DATASET –
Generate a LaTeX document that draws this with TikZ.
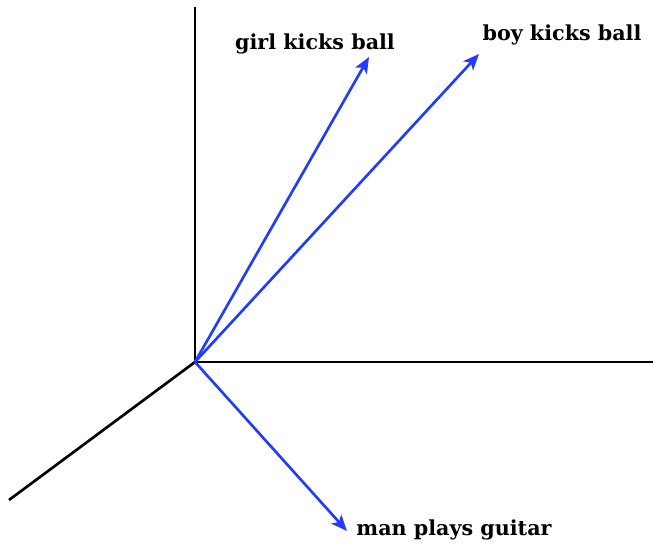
\documentclass[tikz,border=0pt]{standalone}
\usepackage{fontspec}
\setmainfont{DejaVu Serif}
\usetikzlibrary{arrows.meta}
\definecolor{vecblue}{RGB}{35,60,252}
\begin{document}
\begin{tikzpicture}[x=0.75pt,y=-0.75pt,
  axis/.style={black,line width=2pt},
  vec/.style={vecblue,line width=2pt,-{Stealth[length=12pt,width=10pt,inset=3pt]}},
  lbl/.style={font=\bfseries\fontsize{15.5}{18}\selectfont,inner sep=0pt}]
\useasboundingbox (0,0) rectangle (653,545);
\coordinate (o) at (195,362);
\coordinate (top) at (195,7);
\coordinate (right) at (653,362);
\coordinate (dl) at (9,500);
\draw[axis] (top) -- (o) -- (right);
\draw[axis] (o) -- (dl);
\node[lbl] (girl) at (315,44) {girl kicks ball};
\node[lbl] (boy) at (562,35) {boy kicks ball};
\node[lbl] (man) at (454,530) {man plays guitar};
\coordinate (g) at (369,57);
\coordinate (b) at (479,54);
\coordinate (m) at (347,531);
\draw[vec] (o) -- (g);
\draw[vec] (o) -- (b);
\draw[vec] (o) -- (m);
\end{tikzpicture}
\end{document}
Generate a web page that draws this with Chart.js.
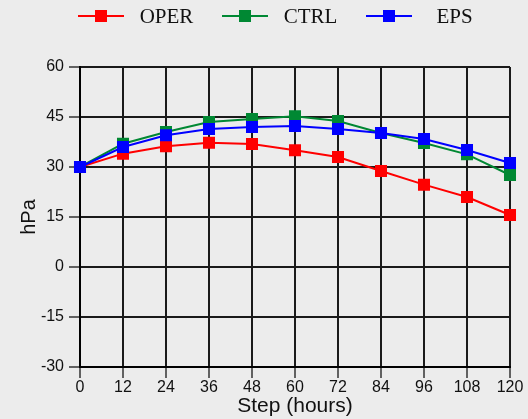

WHAT IS EXPECTED – All of the entries above should be copied exactly, except for the pictures.

THE RESULT –
Generate a LaTeX document that draws this with TikZ.
\documentclass[tikz,border=0pt]{standalone}
\usepackage{fontspec}
\setmainfont{DejaVu Serif}
\usetikzlibrary{arrows.meta}
\definecolor{vecblue}{RGB}{35,60,252}
\begin{document}
\begin{tikzpicture}[x=0.75pt,y=-0.75pt,
  axis/.style={black,line width=2pt},
  vec/.style={vecblue,line width=2pt,-{Stealth[length=12pt,width=10pt,inset=3pt]}},
  lbl/.style={font=\bfseries\fontsize{15.5}{18}\selectfont,inner sep=0pt}]
\useasboundingbox (0,0) rectangle (653,545);
\coordinate (o) at (195,362);
\coordinate (top) at (195,7);
\coordinate (right) at (653,362);
\coordinate (dl) at (9,500);
\draw[axis] (top) -- (o) -- (right);
\draw[axis] (o) -- (dl);
\node[lbl] (girl) at (315,44) {girl kicks ball};
\node[lbl] (boy) at (562,35) {boy kicks ball};
\node[lbl] (man) at (454,530) {man plays guitar};
\coordinate (g) at (369,57);
\coordinate (b) at (479,54);
\coordinate (m) at (347,531);
\draw[vec] (o) -- (g);
\draw[vec] (o) -- (b);
\draw[vec] (o) -- (m);
\end{tikzpicture}
\end{document}
Generate a web page that draws this with Chart.js.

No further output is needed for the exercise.